**Task goal:**
From the very first line of the data to the line containing "minimum width=640pt, minimum", retype everything exactly, leaving the pictures behind.
--- begin Data extract ---
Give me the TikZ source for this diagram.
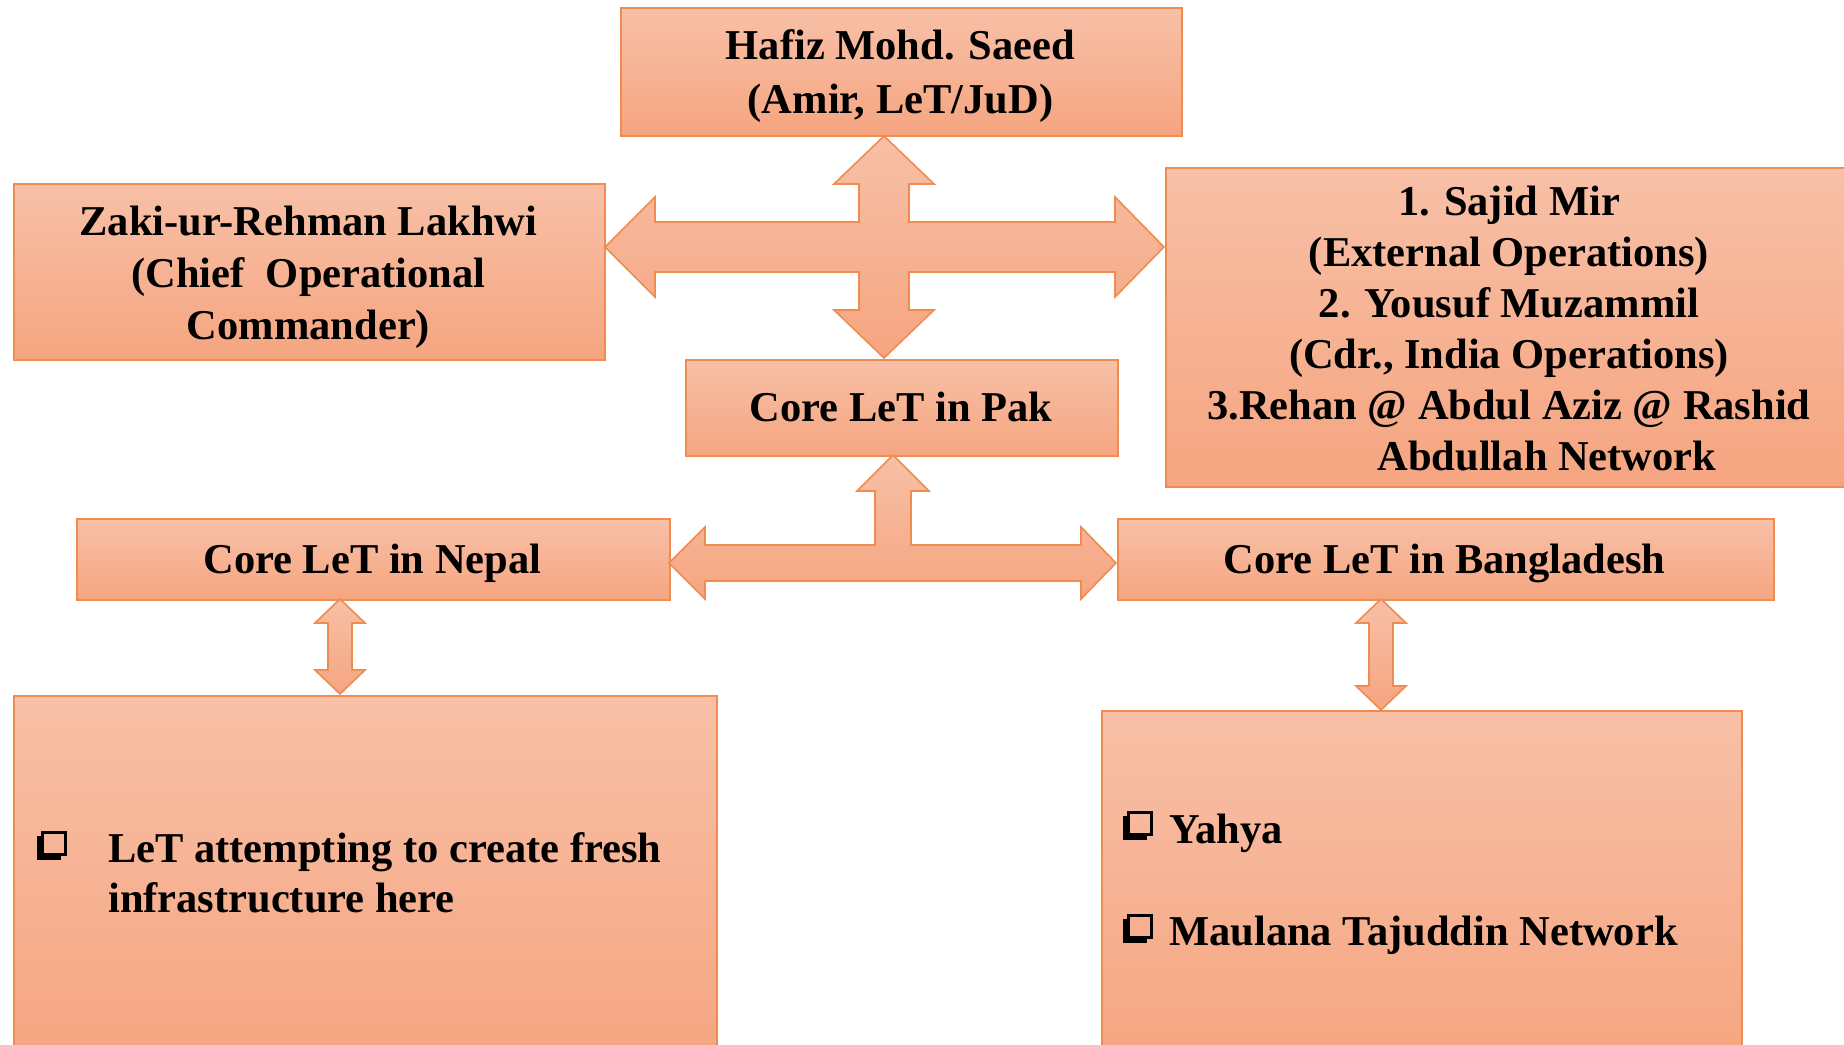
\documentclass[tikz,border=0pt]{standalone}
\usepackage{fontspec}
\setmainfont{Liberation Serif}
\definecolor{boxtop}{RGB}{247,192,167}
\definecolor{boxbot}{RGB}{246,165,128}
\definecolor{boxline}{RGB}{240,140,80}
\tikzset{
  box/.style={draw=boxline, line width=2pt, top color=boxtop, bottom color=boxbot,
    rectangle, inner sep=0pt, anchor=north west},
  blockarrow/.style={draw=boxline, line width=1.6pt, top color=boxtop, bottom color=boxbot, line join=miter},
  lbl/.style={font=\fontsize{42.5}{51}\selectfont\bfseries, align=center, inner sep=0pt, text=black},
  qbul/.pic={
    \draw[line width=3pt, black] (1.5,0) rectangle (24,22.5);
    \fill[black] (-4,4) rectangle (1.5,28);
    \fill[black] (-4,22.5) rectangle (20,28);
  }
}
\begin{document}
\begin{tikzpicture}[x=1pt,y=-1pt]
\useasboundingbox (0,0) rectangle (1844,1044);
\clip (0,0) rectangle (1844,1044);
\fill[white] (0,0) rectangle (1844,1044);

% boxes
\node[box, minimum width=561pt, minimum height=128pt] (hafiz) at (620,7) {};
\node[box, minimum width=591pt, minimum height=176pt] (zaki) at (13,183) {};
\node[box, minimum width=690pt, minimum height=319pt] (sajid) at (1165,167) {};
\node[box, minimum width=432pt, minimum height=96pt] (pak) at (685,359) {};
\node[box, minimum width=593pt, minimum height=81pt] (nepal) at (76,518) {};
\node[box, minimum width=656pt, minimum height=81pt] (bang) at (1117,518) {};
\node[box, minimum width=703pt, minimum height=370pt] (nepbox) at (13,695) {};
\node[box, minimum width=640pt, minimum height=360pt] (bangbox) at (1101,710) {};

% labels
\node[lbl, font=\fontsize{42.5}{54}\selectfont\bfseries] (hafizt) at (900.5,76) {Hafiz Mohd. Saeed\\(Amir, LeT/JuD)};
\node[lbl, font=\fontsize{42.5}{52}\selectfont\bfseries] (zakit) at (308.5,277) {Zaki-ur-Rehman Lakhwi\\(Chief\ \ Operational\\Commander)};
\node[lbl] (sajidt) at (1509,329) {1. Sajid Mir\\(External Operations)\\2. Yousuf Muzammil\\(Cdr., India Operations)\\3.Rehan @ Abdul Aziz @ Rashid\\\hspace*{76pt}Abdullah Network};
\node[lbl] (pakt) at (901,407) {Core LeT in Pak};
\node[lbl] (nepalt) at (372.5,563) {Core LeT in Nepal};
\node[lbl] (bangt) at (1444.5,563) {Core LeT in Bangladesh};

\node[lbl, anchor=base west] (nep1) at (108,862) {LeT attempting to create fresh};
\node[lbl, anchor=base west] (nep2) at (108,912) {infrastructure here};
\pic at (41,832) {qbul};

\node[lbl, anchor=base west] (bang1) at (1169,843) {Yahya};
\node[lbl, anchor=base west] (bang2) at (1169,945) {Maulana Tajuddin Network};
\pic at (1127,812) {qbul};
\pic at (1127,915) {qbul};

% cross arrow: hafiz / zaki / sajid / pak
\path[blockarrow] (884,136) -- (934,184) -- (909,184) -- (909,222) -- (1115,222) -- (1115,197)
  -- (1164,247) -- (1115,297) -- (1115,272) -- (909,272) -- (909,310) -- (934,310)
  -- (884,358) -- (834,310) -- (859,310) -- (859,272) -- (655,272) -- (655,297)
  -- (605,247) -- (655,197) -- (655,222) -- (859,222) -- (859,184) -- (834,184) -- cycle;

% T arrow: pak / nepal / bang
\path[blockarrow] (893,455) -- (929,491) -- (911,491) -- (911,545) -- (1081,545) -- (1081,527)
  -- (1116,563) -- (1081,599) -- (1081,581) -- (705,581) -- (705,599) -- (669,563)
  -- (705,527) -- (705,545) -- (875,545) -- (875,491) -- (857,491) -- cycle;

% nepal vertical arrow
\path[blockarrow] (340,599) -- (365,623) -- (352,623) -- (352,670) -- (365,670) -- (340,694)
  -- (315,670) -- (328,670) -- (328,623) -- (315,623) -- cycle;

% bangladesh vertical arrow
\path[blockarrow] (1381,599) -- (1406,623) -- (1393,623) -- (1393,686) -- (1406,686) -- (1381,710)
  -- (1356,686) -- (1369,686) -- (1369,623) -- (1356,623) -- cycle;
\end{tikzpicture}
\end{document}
--- end Data extract ---
**Finished answer:**
Give me the TikZ source for this diagram.
\documentclass[tikz,border=0pt]{standalone}
\usepackage{fontspec}
\setmainfont{Liberation Serif}
\definecolor{boxtop}{RGB}{247,192,167}
\definecolor{boxbot}{RGB}{246,165,128}
\definecolor{boxline}{RGB}{240,140,80}
\tikzset{
  box/.style={draw=boxline, line width=2pt, top color=boxtop, bottom color=boxbot,
    rectangle, inner sep=0pt, anchor=north west},
  blockarrow/.style={draw=boxline, line width=1.6pt, top color=boxtop, bottom color=boxbot, line join=miter},
  lbl/.style={font=\fontsize{42.5}{51}\selectfont\bfseries, align=center, inner sep=0pt, text=black},
  qbul/.pic={
    \draw[line width=3pt, black] (1.5,0) rectangle (24,22.5);
    \fill[black] (-4,4) rectangle (1.5,28);
    \fill[black] (-4,22.5) rectangle (20,28);
  }
}
\begin{document}
\begin{tikzpicture}[x=1pt,y=-1pt]
\useasboundingbox (0,0) rectangle (1844,1044);
\clip (0,0) rectangle (1844,1044);
\fill[white] (0,0) rectangle (1844,1044);

% boxes
\node[box, minimum width=561pt, minimum height=128pt] (hafiz) at (620,7) {};
\node[box, minimum width=591pt, minimum height=176pt] (zaki) at (13,183) {};
\node[box, minimum width=690pt, minimum height=319pt] (sajid) at (1165,167) {};
\node[box, minimum width=432pt, minimum height=96pt] (pak) at (685,359) {};
\node[box, minimum width=593pt, minimum height=81pt] (nepal) at (76,518) {};
\node[box, minimum width=656pt, minimum height=81pt] (bang) at (1117,518) {};
\node[box, minimum width=703pt, minimum height=370pt] (nepbox) at (13,695) {};
\node[box, minimum width=640pt, minimum height=360pt] (bangbox) at (1101,710) {};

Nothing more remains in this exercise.